>>>
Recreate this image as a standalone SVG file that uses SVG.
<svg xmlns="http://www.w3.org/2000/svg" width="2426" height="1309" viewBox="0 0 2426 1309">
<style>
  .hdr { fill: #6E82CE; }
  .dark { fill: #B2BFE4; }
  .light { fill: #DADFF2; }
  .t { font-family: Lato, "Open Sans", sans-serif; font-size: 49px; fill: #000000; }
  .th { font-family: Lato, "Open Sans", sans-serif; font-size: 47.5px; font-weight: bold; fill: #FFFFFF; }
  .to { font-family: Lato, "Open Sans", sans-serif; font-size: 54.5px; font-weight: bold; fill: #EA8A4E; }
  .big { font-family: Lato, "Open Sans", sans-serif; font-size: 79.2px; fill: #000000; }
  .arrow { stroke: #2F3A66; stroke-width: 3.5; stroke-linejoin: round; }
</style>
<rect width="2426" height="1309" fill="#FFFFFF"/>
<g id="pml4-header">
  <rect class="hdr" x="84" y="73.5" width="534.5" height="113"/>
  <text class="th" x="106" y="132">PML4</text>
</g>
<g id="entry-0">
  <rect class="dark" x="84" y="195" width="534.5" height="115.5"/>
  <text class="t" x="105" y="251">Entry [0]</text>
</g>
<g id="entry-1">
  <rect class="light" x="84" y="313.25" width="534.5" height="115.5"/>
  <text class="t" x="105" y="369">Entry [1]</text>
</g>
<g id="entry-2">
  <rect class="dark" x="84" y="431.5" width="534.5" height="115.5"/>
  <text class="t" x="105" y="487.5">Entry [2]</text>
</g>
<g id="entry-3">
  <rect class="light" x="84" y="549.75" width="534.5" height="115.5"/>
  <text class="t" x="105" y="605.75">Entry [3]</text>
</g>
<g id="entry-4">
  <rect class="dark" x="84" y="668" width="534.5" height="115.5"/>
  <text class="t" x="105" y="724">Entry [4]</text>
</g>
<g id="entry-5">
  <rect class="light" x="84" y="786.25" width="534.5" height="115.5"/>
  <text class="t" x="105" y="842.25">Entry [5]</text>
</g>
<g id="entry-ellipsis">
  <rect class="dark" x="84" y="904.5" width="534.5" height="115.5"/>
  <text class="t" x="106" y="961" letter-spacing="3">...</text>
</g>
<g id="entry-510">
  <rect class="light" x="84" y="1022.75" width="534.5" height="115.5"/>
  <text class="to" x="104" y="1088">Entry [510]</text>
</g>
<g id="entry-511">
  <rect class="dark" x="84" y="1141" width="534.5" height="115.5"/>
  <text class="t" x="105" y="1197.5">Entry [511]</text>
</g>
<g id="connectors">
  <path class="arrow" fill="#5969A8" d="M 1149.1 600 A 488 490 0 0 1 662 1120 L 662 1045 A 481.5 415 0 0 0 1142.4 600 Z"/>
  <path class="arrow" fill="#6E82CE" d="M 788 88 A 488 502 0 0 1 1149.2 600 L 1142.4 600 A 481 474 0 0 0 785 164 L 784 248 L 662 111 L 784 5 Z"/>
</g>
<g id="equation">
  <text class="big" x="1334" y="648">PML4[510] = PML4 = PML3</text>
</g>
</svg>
<<<
**Short task**. Reproduce all of the data exactly as given.

**Answer to the task**.
Recreate this image as a standalone SVG file that uses SVG.
<svg xmlns="http://www.w3.org/2000/svg" width="2426" height="1309" viewBox="0 0 2426 1309">
<style>
  .hdr { fill: #6E82CE; }
  .dark { fill: #B2BFE4; }
  .light { fill: #DADFF2; }
  .t { font-family: Lato, "Open Sans", sans-serif; font-size: 49px; fill: #000000; }
  .th { font-family: Lato, "Open Sans", sans-serif; font-size: 47.5px; font-weight: bold; fill: #FFFFFF; }
  .to { font-family: Lato, "Open Sans", sans-serif; font-size: 54.5px; font-weight: bold; fill: #EA8A4E; }
  .big { font-family: Lato, "Open Sans", sans-serif; font-size: 79.2px; fill: #000000; }
  .arrow { stroke: #2F3A66; stroke-width: 3.5; stroke-linejoin: round; }
</style>
<rect width="2426" height="1309" fill="#FFFFFF"/>
<g id="pml4-header">
  <rect class="hdr" x="84" y="73.5" width="534.5" height="113"/>
  <text class="th" x="106" y="132">PML4</text>
</g>
<g id="entry-0">
  <rect class="dark" x="84" y="195" width="534.5" height="115.5"/>
  <text class="t" x="105" y="251">Entry [0]</text>
</g>
<g id="entry-1">
  <rect class="light" x="84" y="313.25" width="534.5" height="115.5"/>
  <text class="t" x="105" y="369">Entry [1]</text>
</g>
<g id="entry-2">
  <rect class="dark" x="84" y="431.5" width="534.5" height="115.5"/>
  <text class="t" x="105" y="487.5">Entry [2]</text>
</g>
<g id="entry-3">
  <rect class="light" x="84" y="549.75" width="534.5" height="115.5"/>
  <text class="t" x="105" y="605.75">Entry [3]</text>
</g>
<g id="entry-4">
  <rect class="dark" x="84" y="668" width="534.5" height="115.5"/>
  <text class="t" x="105" y="724">Entry [4]</text>
</g>
<g id="entry-5">
  <rect class="light" x="84" y="786.25" width="534.5" height="115.5"/>
  <text class="t" x="105" y="842.25">Entry [5]</text>
</g>
<g id="entry-ellipsis">
  <rect class="dark" x="84" y="904.5" width="534.5" height="115.5"/>
  <text class="t" x="106" y="961" letter-spacing="3">...</text>
</g>
<g id="entry-510">
  <rect class="light" x="84" y="1022.75" width="534.5" height="115.5"/>
  <text class="to" x="104" y="1088">Entry [510]</text>
</g>
<g id="entry-511">
  <rect class="dark" x="84" y="1141" width="534.5" height="115.5"/>
  <text class="t" x="105" y="1197.5">Entry [511]</text>
</g>
<g id="connectors">
  <path class="arrow" fill="#5969A8" d="M 1149.1 600 A 488 490 0 0 1 662 1120 L 662 1045 A 481.5 415 0 0 0 1142.4 600 Z"/>
  <path class="arrow" fill="#6E82CE" d="M 788 88 A 488 502 0 0 1 1149.2 600 L 1142.4 600 A 481 474 0 0 0 785 164 L 784 248 L 662 111 L 784 5 Z"/>
</g>
<g id="equation">
  <text class="big" x="1334" y="648">PML4[510] = PML4 = PML3</text>
</g>
</svg>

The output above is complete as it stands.